### Exercise description:
Write out the full listing again, exactly as it stands.

### Given data:
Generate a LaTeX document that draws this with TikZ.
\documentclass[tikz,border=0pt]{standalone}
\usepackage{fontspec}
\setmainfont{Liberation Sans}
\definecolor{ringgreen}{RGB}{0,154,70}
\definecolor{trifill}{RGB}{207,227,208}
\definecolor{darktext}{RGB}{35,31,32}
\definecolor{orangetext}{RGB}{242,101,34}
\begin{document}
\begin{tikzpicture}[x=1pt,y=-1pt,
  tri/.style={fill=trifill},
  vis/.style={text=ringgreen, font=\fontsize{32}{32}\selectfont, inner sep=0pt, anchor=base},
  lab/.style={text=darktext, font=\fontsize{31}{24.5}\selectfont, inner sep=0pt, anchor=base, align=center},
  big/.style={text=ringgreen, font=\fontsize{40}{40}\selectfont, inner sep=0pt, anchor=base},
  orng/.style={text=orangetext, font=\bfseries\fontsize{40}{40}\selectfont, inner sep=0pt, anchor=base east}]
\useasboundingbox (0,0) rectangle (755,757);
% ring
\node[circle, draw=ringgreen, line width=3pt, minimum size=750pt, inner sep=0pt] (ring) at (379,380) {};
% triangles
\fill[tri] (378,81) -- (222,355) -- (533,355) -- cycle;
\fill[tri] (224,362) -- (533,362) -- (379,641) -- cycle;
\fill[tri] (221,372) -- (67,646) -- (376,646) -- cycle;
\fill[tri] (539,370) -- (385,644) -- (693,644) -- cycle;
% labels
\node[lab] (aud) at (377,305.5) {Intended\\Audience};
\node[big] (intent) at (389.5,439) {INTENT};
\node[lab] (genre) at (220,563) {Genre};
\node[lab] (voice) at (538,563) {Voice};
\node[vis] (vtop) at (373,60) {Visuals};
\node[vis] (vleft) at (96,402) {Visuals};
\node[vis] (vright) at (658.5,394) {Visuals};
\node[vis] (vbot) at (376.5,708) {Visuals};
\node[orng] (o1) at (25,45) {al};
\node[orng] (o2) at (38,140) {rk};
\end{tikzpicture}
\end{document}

### Full answer:
Generate a LaTeX document that draws this with TikZ.
\documentclass[tikz,border=0pt]{standalone}
\usepackage{fontspec}
\setmainfont{Liberation Sans}
\definecolor{ringgreen}{RGB}{0,154,70}
\definecolor{trifill}{RGB}{207,227,208}
\definecolor{darktext}{RGB}{35,31,32}
\definecolor{orangetext}{RGB}{242,101,34}
\begin{document}
\begin{tikzpicture}[x=1pt,y=-1pt,
  tri/.style={fill=trifill},
  vis/.style={text=ringgreen, font=\fontsize{32}{32}\selectfont, inner sep=0pt, anchor=base},
  lab/.style={text=darktext, font=\fontsize{31}{24.5}\selectfont, inner sep=0pt, anchor=base, align=center},
  big/.style={text=ringgreen, font=\fontsize{40}{40}\selectfont, inner sep=0pt, anchor=base},
  orng/.style={text=orangetext, font=\bfseries\fontsize{40}{40}\selectfont, inner sep=0pt, anchor=base east}]
\useasboundingbox (0,0) rectangle (755,757);
% ring
\node[circle, draw=ringgreen, line width=3pt, minimum size=750pt, inner sep=0pt] (ring) at (379,380) {};
% triangles
\fill[tri] (378,81) -- (222,355) -- (533,355) -- cycle;
\fill[tri] (224,362) -- (533,362) -- (379,641) -- cycle;
\fill[tri] (221,372) -- (67,646) -- (376,646) -- cycle;
\fill[tri] (539,370) -- (385,644) -- (693,644) -- cycle;
% labels
\node[lab] (aud) at (377,305.5) {Intended\\Audience};
\node[big] (intent) at (389.5,439) {INTENT};
\node[lab] (genre) at (220,563) {Genre};
\node[lab] (voice) at (538,563) {Voice};
\node[vis] (vtop) at (373,60) {Visuals};
\node[vis] (vleft) at (96,402) {Visuals};
\node[vis] (vright) at (658.5,394) {Visuals};
\node[vis] (vbot) at (376.5,708) {Visuals};
\node[orng] (o1) at (25,45) {al};
\node[orng] (o2) at (38,140) {rk};
\end{tikzpicture}
\end{document}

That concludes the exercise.